Monday, 17 February 2014

Fourfold: Space and Creativity

https://maps.google.com/maps?q=ribble+river&hl=en&ll=53.854045,-2.410641&spn=0.024554,0.074759&sll=37.0625,-95.677068&sspn=33.764224,76.552734&hnear=River+Ribble&t=h&z=14
Lancashire, while boggy, has barely been afffected by the recent flooding and I'm grateful. One of my most favourite things in the world is to walk by a river in the direction of its flow. Walking yesterday I mentioned this to F, who being a philosopher cited Heidegger's concept of fourfold as a possible explanation.   

The drawing together of sky/earth/divinities/human to create a fullness of place chimed with my experience of the river. A river - in fact all bodies of water - has that extraordinary quality of reflecting the sky, being from the sky and being located on earth.

Maybe this is why we are so drawn to living close to rivers, as well as that sense of movement and the renewing qualities of a river, this deep union of nature and culture overrides any practical advice of not building near them.

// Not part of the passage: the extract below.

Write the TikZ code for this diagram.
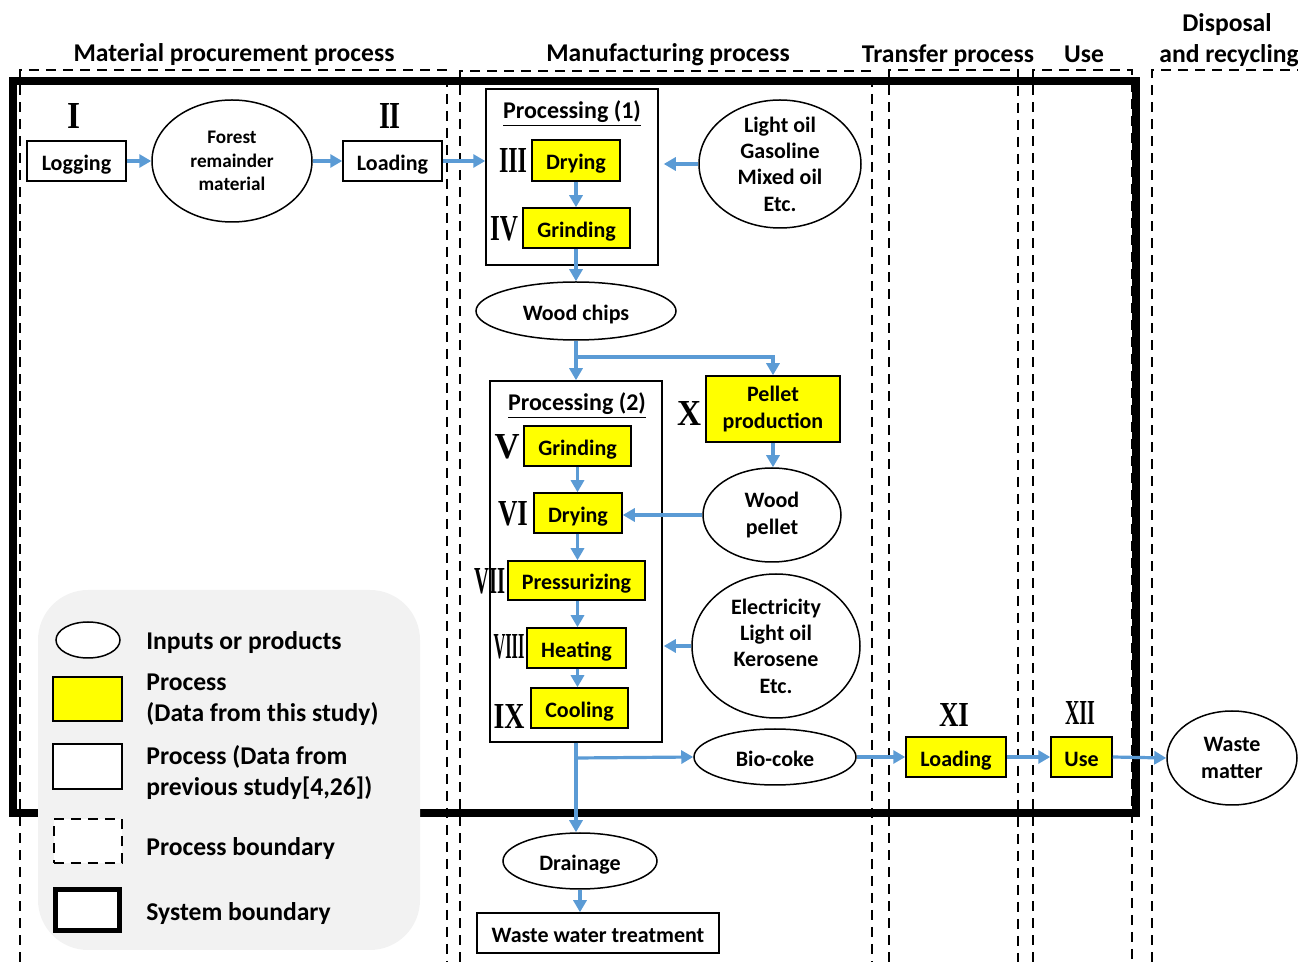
\documentclass[tikz,border=0pt]{standalone}
\usepackage{fontspec}
\setmainfont{Carlito}
\newfontfamily\rnfont{Liberation Serif}
\usepackage{graphicx}
\usetikzlibrary{arrows.meta,shapes.geometric}
\definecolor{arrowblue}{HTML}{5B9BD5}
\definecolor{leggray}{HTML}{F2F2F2}
\definecolor{procyellow}{HTML}{FFFF00}
\tikzset{
  one/.style={text height=0.95em, text depth=0.02em},
  ybox/.style={draw=black, line width=0.75pt, fill=procyellow, inner sep=0pt},
  wbox/.style={draw=black, line width=0.75pt, fill=white, inner sep=0pt},
  ell/.style={ellipse, draw=black, line width=0.75pt, fill=white, inner sep=0pt},
  arr/.style={draw=arrowblue, line width=1.6pt, -{Triangle[length=6pt,width=6.5pt]}},
  pbound/.style={draw=black, line width=1pt, dash pattern=on 5pt off 3.5pt},
  sysb/.style={draw=black, line width=4pt},
  hdr/.style={font=\bfseries\fontsize{12.8}{15.5}\selectfont, align=center, inner sep=0pt, one},
  lgd/.style={font=\bfseries\fontsize{12.8}{15.5}\selectfont, align=left, anchor=west, inner sep=0pt},
  rn/.style={inner sep=0pt, font=\rnfont\bfseries},
  lbl/.style={align=center, inner sep=0pt},
  ttl/.style={inner sep=0pt, font=\bfseries\fontsize{12}{14}\selectfont},
  small/.style={font=\bfseries\fontsize{9.6}{11.75}\selectfont}
}
\begin{document}
\begin{tikzpicture}[x=0.5pt,y=-0.5pt, font=\bfseries\fontsize{11}{13.2}\selectfont]
\useasboundingbox (0,0) rectangle (1298,962);

% process boundaries
\draw[pbound] (20,962) -- (20,70) -- (447,70) -- (447,962);
\draw[pbound] (460,962) -- (460,71) -- (872,71) -- (872,962);
\draw[pbound] (889,962) -- (889,70) -- (1018,70) -- (1018,962);
\draw[pbound] (1033,962) -- (1033,70) -- (1132,70) -- (1132,962);
\draw[pbound] (1152,962) -- (1152,70) -- (1310,70);

% system boundary
\draw[sysb] (13,81) rectangle (1136,813);

% headers
\node[hdr] (h1) at (234,52) {Material procurement process};
\node[hdr] (h2) at (668,52) {Manufacturing process};
\node[hdr] (h3) at (948,53) {Transfer process};
\node[hdr] (h4) at (1084,53) {Use};
\node[hdr] (h5) at (1227,22) {Disposal};
\node[hdr] (h6) at (1229,53) {and recycling};

% legend
\fill[leggray, rounded corners=25pt] (38,590) rectangle (420,950);
\node[ell, minimum width=32pt, minimum height=18pt] (lg1) at (88,640) {};
\node[ybox, minimum width=34.5pt, minimum height=22pt] (lg2) at (87.5,699) {};
\node[wbox, minimum width=34.5pt, minimum height=22.5pt] (lg3) at (87.5,766.5) {};
\node[pbound, fill=white, inner sep=0pt, minimum width=34pt, minimum height=22pt] (lg4) at (87.5,841.5) {};
\node[draw=black, line width=2.5pt, fill=white, inner sep=0pt, minimum width=32pt, minimum height=20.5pt] (lg5) at (87.5,910) {};
\node[lgd, one] (t1) at (146,640) {Inputs or products};
\node[lgd] (t2) at (146,699.5) {Process\\(Data from this study)};
\node[lgd] (t3) at (146,772.5) {Process (Data from\\previous study[4,26])};
\node[lgd, one] (t4) at (146,846) {Process boundary};
\node[lgd, one] (t5) at (146,911) {System boundary};

% material procurement
\node[wbox, one, minimum width=49.5pt, minimum height=20pt] (logging) at (76.5,161) {Logging};
\node[ell, minimum width=80pt, minimum height=61pt, label={[lbl,small]center:{Forest\\remainder\\material}}] (forest) at (232,161) {};
\node[wbox, one, minimum width=49.5pt, minimum height=20pt] (load1) at (392.5,161) {Loading};

% processing (1)
\node[wbox, minimum width=86pt, minimum height=88pt] (proc1) at (572,177) {};
\node[ttl] (p1t) at (572,114) {\underline{Processing (1)}};
\node[ybox, one, minimum width=44pt, minimum height=20.5pt] (dry1) at (576,160.5) {Drying};
\node[ybox, one, minimum width=53.5pt, minimum height=20pt] (grind1) at (576.5,228) {Grinding};
\node[ell, minimum width=81pt, minimum height=64pt, label={[lbl]center:{Light oil\\Gasoline\\Mixed oil\\Etc.}}] (lightoil) at (780,164) {};
\node[ell, one, minimum width=100pt, minimum height=29pt] (woodchips) at (576,311) {Wood chips};

% processing (2)
\node[wbox, minimum width=86pt, minimum height=180.5pt] (proc2) at (576,561.5) {};
\node[ttl] (p2t) at (577,406) {\underline{Processing (2)}};
\node[ybox, one, minimum width=53.5pt, minimum height=20pt] (grind2) at (577.5,446) {Grinding};
\node[ybox, one, minimum width=44pt, minimum height=20pt] (dry2) at (578,513) {Drying};
\node[ybox, one, minimum width=68.5pt, minimum height=19.5pt] (press) at (576.5,580.5) {Pressurizing};
\node[ybox, one, minimum width=49.5pt, minimum height=20pt] (heat) at (576.5,648) {Heating};
\node[ybox, one, minimum width=48.5pt, minimum height=20pt] (cool) at (579.5,708) {Cooling};
\node[ybox, minimum width=67pt, minimum height=33pt, align=center, font=\bfseries\fontsize{11}{13.5}\selectfont] (pellet) at (773,409) {Pellet\\production};
\node[ell, minimum width=69pt, minimum height=47pt, label={[lbl]center:{Wood\\pellet}}] (woodpellet) at (772,515) {};
\node[ell, minimum width=84pt, minimum height=72pt, label={[lbl]center:{Electricity\\Light oil\\Kerosene\\Etc.}}] (elec) at (776,646) {};
\node[ell, one, minimum width=81pt, minimum height=28pt] (biocoke) at (775,757) {Bio-coke};
\node[ell, one, minimum width=77pt, minimum height=28pt] (drainage) at (580,861) {Drainage};
\node[wbox, one, minimum width=121pt, minimum height=20pt] (wwt) at (598,933) {Waste water treatment};

% transfer, use, disposal
\node[ybox, one, minimum width=50pt, minimum height=20pt] (load2) at (956,757) {Loading};
\node[ybox, one, minimum width=30.5pt, minimum height=20pt] (use) at (1081.5,757) {Use};
\node[ell, minimum width=65pt, minimum height=47pt, label={[lbl]center:{Waste\\matter}}] (waste) at (1232,758) {};

% roman numerals
\node[rn] (r1) at (74,116) {\resizebox{6.5pt}{12.5pt}{I}};
\node[rn] (r2) at (390,116) {\resizebox{11pt}{12.5pt}{II}};
\node[rn] (r3) at (513,161) {\resizebox{14pt}{12pt}{III}};
\node[rn] (r4) at (504,229) {\resizebox{14pt}{12pt}{IV}};
\node[rn] (r5) at (507,447) {\resizebox{12.5pt}{12pt}{V}};
\node[rn] (r6) at (513,514) {\resizebox{15pt}{12pt}{VI}};
\node[rn] (r7) at (490,581) {\resizebox{15.5pt}{12.5pt}{VII}};
\node[rn] (r8) at (509,647) {\resizebox{15.5pt}{12pt}{VIII}};
\node[rn] (r9) at (509,717) {\resizebox{15.5pt}{12pt}{IX}};
\node[rn] (r10) at (689,414) {\resizebox{12pt}{12pt}{X}};
\node[rn] (r11) at (954,715) {\resizebox{15pt}{11.5pt}{XI}};
\node[rn] (r12) at (1080,713) {\resizebox{15pt}{11.5pt}{XII}};

% junctions
\coordinate (j1) at (576,357);
\coordinate (j2) at (577,758);

% connectors
\draw[arr] (logging.east) -- (forest.west);
\draw[arr] (forest.east) -- (load1.west);
\draw[arr] (load1.east) -- (load1.east -| proc1.west);
\draw[arr] (lightoil.west) -- ([xshift=2.5pt]lightoil.west -| proc1.east);
\draw[arr] (dry1.south) -- (grind1.north -| dry1.south);
\draw[arr] (grind1.south -| woodchips.north) -- (woodchips.north);
\draw[arr] (woodchips.south) -- (proc2.north);
\draw[arr] (j1) -| (pellet.north);
\draw[arr] (grind2.south) -- (grind2.south |- dry2.north);
\draw[arr] (grind2.south |- dry2.south) -- (grind2.south |- press.north);
\draw[arr] (grind2.south |- press.south) -- (grind2.south |- heat.north);
\draw[arr] (grind2.south |- heat.south) -- (grind2.south |- cool.north);
\draw[arr] (pellet.south) -- (pellet.south |- woodpellet.north);
\draw[arr] (woodpellet.west) -- (woodpellet.west -| dry2.east);
\draw[arr] (elec.west) -- ([xshift=0.5pt]elec.west -| proc2.east);
\draw[arr] (proc2.south) -- (proc2.south |- drainage.north);
\draw[arr] (j2) -- (biocoke.west);
\draw[arr] (drainage.south) -- (drainage.south |- wwt.north);
\draw[arr] (biocoke.east) -- (load2.west);
\draw[arr] (load2.east) -- (use.west);
\draw[arr] (use.east) -- (waste.west);
\end{tikzpicture}
\end{document}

And to step further along the flow of thought, I found this enchanting idea in an article on Heidegger's fourfold by Peter Critchley. It, on talking about fourfold in dwelling space, highlighted the sense of bounded space "not that which something stops but... that from which it begins its presenting" : the potential of a space that has been enclosed for a particular use is made more potent by its boundary. This definition of space is ours for the making. I'm thinking more more creatively and metaphorically than the Enclosures.

I'm thinking of how I use the boundary of a riverside: for writing - the flow I'm connected to; for contemplation - its light glancing off new thoughts; for talk - the sluicing an ideal punctuation; for celebration, even - being lifted by its movement: apparently shamen in Madagascar use rivers as entry routes to their sacred sites as part of a ceremony, which makes perfect sense to me. We already use walking down aisles as the entry point to a ritual, a river (when not in flood) is a more expansive aisle, more undulating, offering more time to consider what lies ahead.

Maybe this riverside walking is more integrated to the everyday than the idea of ceremony suggests. Maybe it's one of those quiet rites we perform on a regular basis, that leaves you changed from when you started, that elevates your sense of self in the world, that deposits a thought, an accompanying emotion, in you. Maybe I need more research.